In the reflection of that mirror I was studying a transaction between two wanna-be Cowboys and the most beautiful girl I had ever seen. I sipped my OB (Oriental Beer), watched the foolishness in the mirror from under my own battered Mexican Hat and had no idea I was just about to get thoroughly “Snake Bit”, as the old Cowboy’s put it.
The song was Rocky Top, Ray Clark’s version and the girl I was watching in the mirror was a clogger. For those not in the know clogging is a descendant of Scottish Highland Dancing performed in the Appalachians. She was out on the dance floor by herself and her two buddies were clapping for her. I stepped off the stool; I was born and raised in the shadow of Eagle’s Nest Mountain just outside the Great Smoky Mountain National Park. Soon, she was not dancing alone.
Her name was Connie. She was from the state of Missouri and she had a laugh like bells, a twinkle of devilment in her eyes, long dark hair and a residual vibration of the hurt child about her. I was in love the moment we, laughingly, hugged each other after the dance.
That was twenty-seven years ago and I would like to tell you we lived happily ever after that moment but there were too many things in the way. She was eighteen and I was over thirty. I was in a down, read drinking, period in my life and happiness would get in the way of my self-destruction. I was married and, most important, had two young children at home that I had to raise.
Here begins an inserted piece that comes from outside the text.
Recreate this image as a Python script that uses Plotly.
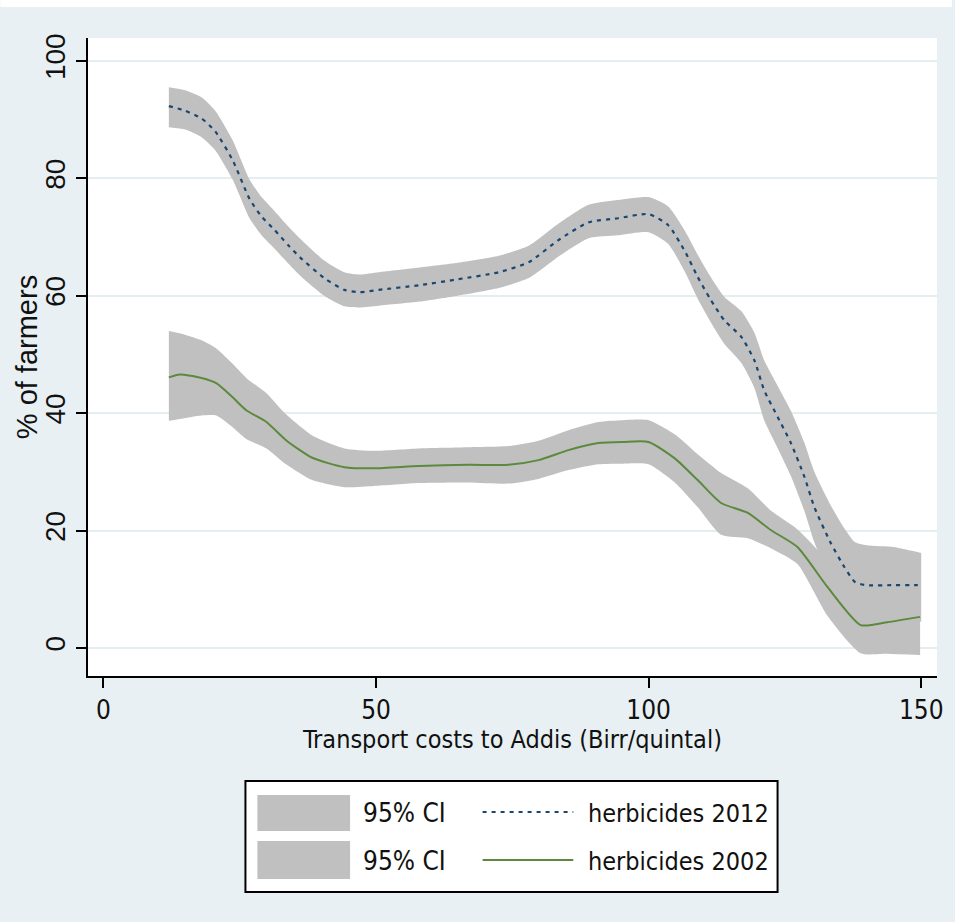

So we served our separate tours in Korea together with me acting as her Uncle. I held her head when she cried, danced with her when she laughed, tried to run the bad boys off with less success than I would have liked and generally acted as Father Confessor and protector.
There was one incident, we were alone and I was walking her back to her barracks, when the situation became romantic, there was a kiss and an embrace but I broke it off.
When I got back stateside we corresponded until that got in the way of the bad marriage and, more importantly, the good kids. Remember, two kids to raise? Fourteen years later the last one was raised.
I left there mother and decided to live my own life. I met other women, I laughed and loved and drank too much but every time I heard Rocky Top or Don’t Fall In Love With a Dreamer I was right back there.
One day, twenty-seven years later, the phone rang. It was her. She’s asleep now in the bedroom. The child she has left to raise is asleep also. The cats are sleeping, the dog is outside and I am thinking about the long rocky roads that led us back to each other.